>> begin Records shown
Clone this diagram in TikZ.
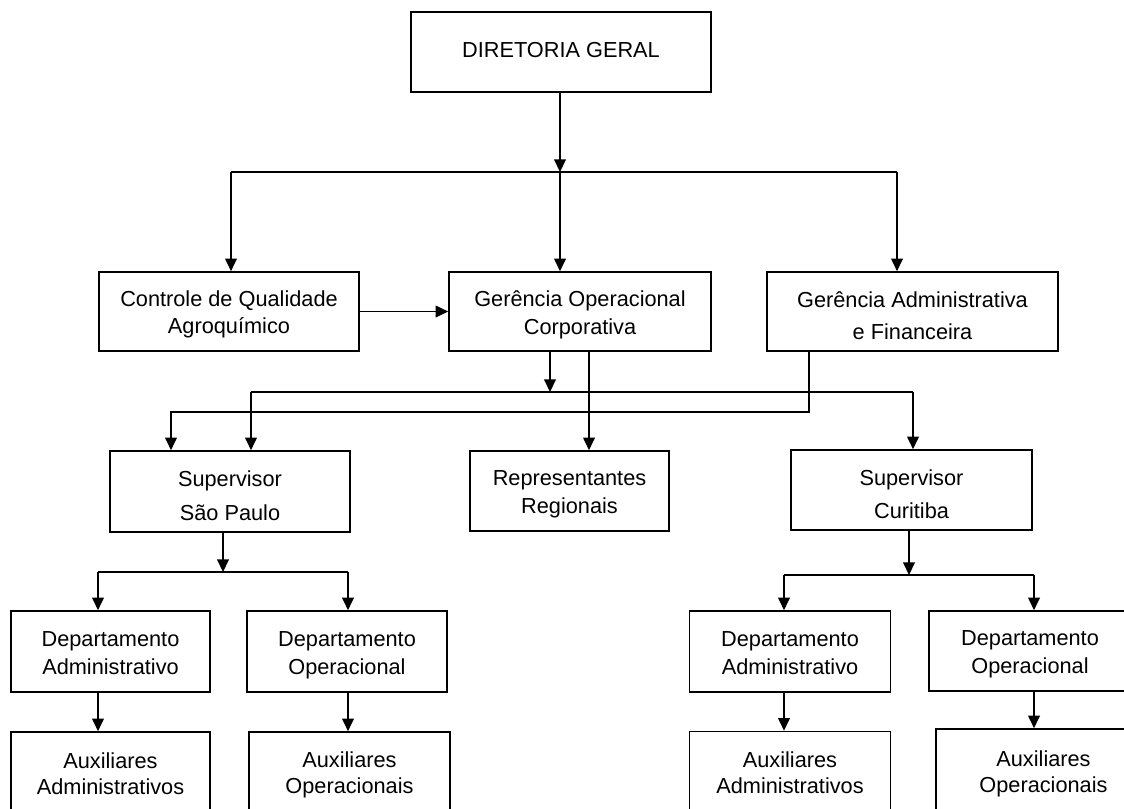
>> end Records shown
>> begin Records shown
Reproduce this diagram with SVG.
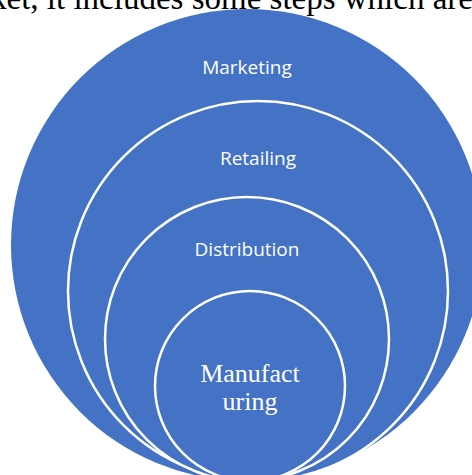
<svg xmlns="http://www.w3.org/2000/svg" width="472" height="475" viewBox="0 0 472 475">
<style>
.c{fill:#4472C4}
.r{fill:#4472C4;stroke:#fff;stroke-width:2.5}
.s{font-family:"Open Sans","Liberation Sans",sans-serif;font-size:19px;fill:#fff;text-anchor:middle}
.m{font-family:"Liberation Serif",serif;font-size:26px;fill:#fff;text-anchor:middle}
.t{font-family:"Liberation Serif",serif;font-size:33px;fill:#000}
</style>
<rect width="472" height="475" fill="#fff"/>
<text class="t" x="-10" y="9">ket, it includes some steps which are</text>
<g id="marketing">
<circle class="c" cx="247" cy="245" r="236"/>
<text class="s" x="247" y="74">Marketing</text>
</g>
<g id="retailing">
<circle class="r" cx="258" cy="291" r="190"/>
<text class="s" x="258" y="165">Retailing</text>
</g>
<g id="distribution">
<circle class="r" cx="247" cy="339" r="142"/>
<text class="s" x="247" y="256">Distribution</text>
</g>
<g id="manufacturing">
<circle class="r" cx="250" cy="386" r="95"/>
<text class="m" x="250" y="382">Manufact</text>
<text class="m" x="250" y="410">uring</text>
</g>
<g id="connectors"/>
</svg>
>> end Records shown
Task statement:
Which lines of the data above contain "this"? Copy each one.

The result:
Clone this diagram in TikZ.
Reproduce this diagram with SVG.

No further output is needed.